### BRIEF:
Your task is to repeat the lines from the line with "Write a Python" to the line with "y_ticks = [5, 6, 7, 8, 9, 10]", both ends included, and nothing else. Pictures stay out of the copy.

### INPUT MATERIAL:
-- START --
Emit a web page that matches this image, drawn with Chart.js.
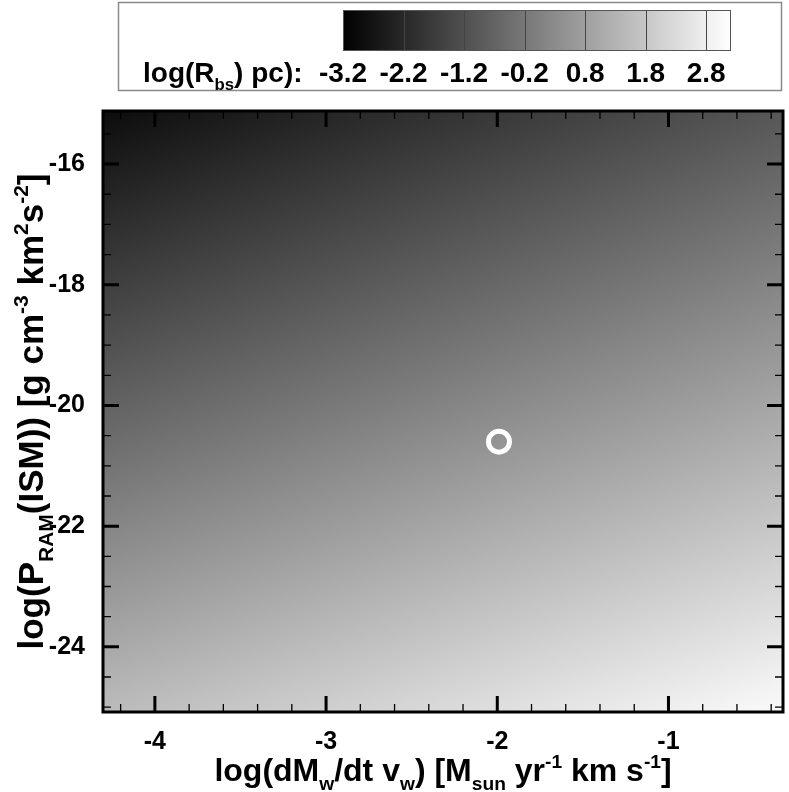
-- END --
-- START --
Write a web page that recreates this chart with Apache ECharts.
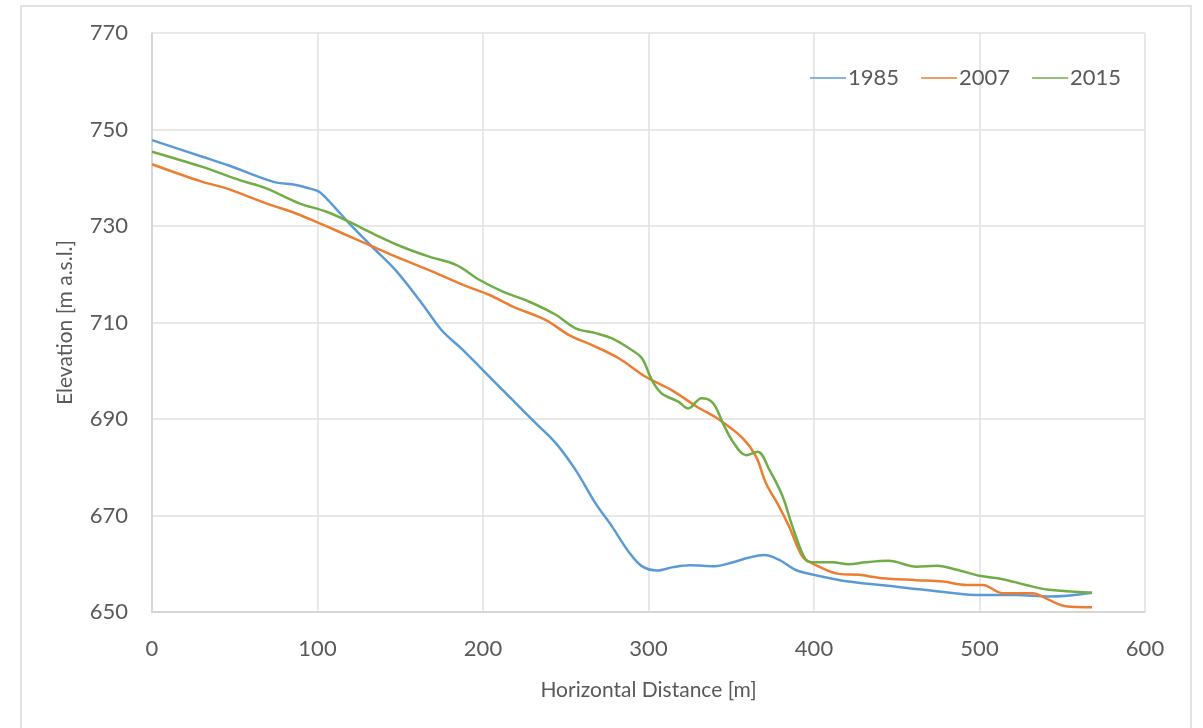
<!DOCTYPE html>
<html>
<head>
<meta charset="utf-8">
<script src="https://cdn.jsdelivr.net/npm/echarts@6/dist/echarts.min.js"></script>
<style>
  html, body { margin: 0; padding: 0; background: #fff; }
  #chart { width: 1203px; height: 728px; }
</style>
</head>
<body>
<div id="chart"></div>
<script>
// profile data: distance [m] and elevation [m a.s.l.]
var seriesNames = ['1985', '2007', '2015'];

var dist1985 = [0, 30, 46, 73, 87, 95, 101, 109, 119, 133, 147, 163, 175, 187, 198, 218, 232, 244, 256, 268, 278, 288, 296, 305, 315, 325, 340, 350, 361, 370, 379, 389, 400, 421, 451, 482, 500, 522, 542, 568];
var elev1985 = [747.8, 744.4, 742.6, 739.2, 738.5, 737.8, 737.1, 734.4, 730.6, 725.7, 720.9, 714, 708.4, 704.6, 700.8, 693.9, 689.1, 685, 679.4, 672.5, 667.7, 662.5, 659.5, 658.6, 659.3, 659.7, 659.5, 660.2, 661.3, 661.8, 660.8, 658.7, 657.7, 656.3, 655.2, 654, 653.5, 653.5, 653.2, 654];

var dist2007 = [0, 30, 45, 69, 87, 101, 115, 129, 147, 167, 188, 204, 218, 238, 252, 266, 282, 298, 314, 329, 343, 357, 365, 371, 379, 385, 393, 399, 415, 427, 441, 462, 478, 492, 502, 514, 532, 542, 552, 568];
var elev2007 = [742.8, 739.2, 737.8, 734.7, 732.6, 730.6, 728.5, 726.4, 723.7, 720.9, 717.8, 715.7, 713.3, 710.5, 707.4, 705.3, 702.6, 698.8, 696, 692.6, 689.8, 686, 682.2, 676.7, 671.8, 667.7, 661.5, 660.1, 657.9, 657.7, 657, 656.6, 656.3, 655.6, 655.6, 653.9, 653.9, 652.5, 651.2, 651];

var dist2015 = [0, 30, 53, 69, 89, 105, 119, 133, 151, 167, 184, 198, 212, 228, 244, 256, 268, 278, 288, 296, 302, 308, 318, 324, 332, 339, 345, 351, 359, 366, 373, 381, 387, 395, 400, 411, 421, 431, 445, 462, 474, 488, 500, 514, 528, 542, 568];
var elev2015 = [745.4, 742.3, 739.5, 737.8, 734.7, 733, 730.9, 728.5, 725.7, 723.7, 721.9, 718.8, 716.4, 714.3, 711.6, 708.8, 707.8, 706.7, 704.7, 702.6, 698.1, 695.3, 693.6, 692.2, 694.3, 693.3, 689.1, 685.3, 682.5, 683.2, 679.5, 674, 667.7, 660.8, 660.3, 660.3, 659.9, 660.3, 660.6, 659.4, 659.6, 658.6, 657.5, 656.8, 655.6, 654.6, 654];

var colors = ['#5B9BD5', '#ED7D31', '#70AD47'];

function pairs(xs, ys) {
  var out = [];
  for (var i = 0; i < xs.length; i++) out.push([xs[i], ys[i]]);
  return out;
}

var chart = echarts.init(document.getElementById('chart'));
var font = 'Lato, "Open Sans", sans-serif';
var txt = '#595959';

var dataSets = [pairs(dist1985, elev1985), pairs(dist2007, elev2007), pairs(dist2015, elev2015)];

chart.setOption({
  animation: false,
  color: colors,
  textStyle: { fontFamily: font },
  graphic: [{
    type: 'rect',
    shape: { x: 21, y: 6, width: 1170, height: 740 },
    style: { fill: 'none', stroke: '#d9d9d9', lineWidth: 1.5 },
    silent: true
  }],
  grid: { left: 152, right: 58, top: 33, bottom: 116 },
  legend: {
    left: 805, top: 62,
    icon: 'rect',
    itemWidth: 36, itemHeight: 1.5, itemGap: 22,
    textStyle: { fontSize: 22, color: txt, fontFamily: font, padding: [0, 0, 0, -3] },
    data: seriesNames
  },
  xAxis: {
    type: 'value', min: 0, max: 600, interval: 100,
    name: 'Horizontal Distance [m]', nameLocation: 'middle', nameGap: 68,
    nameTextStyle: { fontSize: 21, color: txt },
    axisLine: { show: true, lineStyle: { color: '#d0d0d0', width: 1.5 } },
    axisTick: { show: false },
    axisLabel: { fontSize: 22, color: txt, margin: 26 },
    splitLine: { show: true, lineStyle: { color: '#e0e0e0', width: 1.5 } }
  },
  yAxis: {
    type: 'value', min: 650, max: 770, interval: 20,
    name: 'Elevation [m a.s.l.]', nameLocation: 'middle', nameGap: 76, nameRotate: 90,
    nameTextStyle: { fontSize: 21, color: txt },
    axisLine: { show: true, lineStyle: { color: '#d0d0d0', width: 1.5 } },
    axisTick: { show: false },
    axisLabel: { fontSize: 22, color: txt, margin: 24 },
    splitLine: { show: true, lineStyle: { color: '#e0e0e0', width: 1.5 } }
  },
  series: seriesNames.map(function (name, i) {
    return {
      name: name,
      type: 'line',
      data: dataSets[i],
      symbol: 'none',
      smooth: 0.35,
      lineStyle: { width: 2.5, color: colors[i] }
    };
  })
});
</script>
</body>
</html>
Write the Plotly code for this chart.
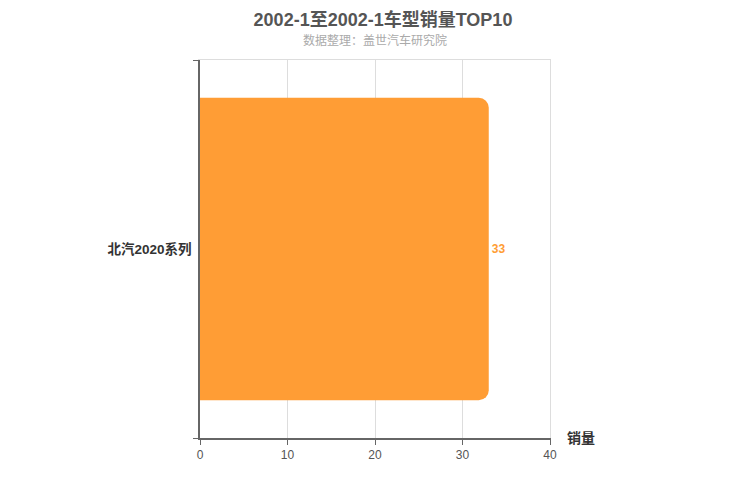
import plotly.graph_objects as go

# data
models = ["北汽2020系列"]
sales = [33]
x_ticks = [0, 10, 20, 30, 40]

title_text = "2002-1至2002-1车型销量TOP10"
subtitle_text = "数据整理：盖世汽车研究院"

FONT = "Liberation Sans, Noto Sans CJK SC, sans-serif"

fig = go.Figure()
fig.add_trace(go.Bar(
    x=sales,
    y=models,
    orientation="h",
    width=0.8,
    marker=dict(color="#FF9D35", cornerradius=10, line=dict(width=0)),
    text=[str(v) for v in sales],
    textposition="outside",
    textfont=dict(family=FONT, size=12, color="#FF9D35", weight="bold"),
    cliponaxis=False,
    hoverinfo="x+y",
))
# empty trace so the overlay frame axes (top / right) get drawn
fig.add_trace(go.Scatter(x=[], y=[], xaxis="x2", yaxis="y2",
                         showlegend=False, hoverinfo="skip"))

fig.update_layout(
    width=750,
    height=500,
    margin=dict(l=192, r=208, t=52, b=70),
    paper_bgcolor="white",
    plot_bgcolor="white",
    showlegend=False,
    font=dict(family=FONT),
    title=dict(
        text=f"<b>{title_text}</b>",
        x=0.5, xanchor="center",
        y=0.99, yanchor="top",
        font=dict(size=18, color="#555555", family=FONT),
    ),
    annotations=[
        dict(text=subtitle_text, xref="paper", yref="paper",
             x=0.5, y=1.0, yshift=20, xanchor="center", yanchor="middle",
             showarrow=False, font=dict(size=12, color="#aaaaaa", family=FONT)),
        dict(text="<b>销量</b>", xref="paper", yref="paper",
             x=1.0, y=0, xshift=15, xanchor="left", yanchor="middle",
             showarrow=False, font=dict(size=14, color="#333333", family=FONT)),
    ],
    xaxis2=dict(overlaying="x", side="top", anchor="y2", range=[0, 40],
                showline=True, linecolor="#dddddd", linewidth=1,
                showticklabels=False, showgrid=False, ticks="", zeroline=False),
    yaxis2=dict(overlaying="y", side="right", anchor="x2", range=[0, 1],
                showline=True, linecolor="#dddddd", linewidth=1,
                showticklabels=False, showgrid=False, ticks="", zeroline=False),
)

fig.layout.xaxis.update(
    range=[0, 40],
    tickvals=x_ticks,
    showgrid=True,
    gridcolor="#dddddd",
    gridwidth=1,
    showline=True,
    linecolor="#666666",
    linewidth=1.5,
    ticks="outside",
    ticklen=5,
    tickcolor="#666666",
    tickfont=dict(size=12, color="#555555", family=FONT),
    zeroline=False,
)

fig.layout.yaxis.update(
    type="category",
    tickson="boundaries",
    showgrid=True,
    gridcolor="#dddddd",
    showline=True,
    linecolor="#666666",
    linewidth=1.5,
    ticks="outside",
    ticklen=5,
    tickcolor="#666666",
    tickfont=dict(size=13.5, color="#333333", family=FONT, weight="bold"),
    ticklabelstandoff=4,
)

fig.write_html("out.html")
-- END --
-- START --
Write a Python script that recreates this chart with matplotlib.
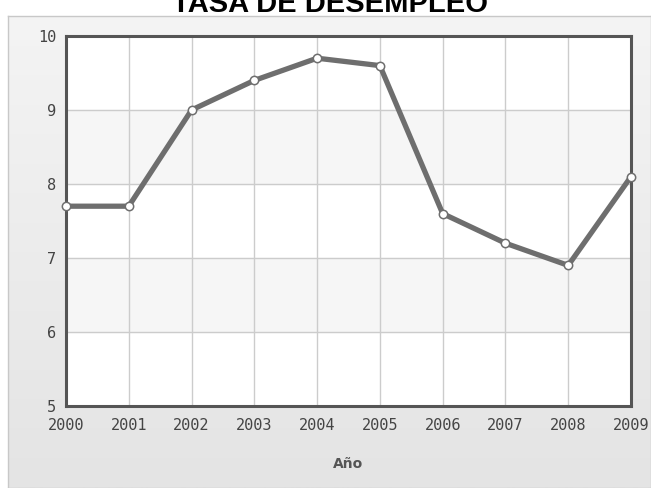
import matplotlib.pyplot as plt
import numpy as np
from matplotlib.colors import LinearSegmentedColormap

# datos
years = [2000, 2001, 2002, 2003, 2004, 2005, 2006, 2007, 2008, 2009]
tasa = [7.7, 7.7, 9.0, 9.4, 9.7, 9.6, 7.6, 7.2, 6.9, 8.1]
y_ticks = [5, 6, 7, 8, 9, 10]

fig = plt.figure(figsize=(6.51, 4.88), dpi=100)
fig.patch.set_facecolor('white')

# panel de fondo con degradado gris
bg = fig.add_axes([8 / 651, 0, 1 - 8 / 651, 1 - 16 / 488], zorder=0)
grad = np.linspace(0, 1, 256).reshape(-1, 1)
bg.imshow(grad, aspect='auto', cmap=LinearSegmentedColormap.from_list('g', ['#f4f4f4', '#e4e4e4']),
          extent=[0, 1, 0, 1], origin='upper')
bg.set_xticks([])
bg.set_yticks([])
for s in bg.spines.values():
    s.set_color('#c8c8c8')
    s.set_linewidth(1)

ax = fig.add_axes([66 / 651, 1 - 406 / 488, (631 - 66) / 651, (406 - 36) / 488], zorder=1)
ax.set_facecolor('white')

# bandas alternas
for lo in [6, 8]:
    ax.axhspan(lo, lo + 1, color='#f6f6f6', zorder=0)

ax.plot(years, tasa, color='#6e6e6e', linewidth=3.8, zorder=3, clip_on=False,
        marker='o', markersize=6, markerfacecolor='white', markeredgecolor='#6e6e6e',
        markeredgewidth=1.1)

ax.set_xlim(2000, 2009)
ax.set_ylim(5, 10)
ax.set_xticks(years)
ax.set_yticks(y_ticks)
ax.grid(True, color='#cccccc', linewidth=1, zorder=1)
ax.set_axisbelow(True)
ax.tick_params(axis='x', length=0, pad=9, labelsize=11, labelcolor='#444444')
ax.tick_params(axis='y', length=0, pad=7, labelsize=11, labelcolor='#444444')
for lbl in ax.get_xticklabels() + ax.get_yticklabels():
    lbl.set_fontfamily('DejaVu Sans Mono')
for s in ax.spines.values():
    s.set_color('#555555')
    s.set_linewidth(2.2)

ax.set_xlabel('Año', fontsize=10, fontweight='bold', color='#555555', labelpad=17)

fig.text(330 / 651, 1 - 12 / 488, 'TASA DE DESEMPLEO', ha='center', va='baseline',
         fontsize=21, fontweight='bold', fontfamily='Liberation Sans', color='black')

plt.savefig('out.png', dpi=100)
-- END --
### ANSWER TO THIS PROBLEM:
Write a Python script that recreates this chart with matplotlib.
import matplotlib.pyplot as plt
import numpy as np
from matplotlib.colors import LinearSegmentedColormap

# datos
years = [2000, 2001, 2002, 2003, 2004, 2005, 2006, 2007, 2008, 2009]
tasa = [7.7, 7.7, 9.0, 9.4, 9.7, 9.6, 7.6, 7.2, 6.9, 8.1]
y_ticks = [5, 6, 7, 8, 9, 10]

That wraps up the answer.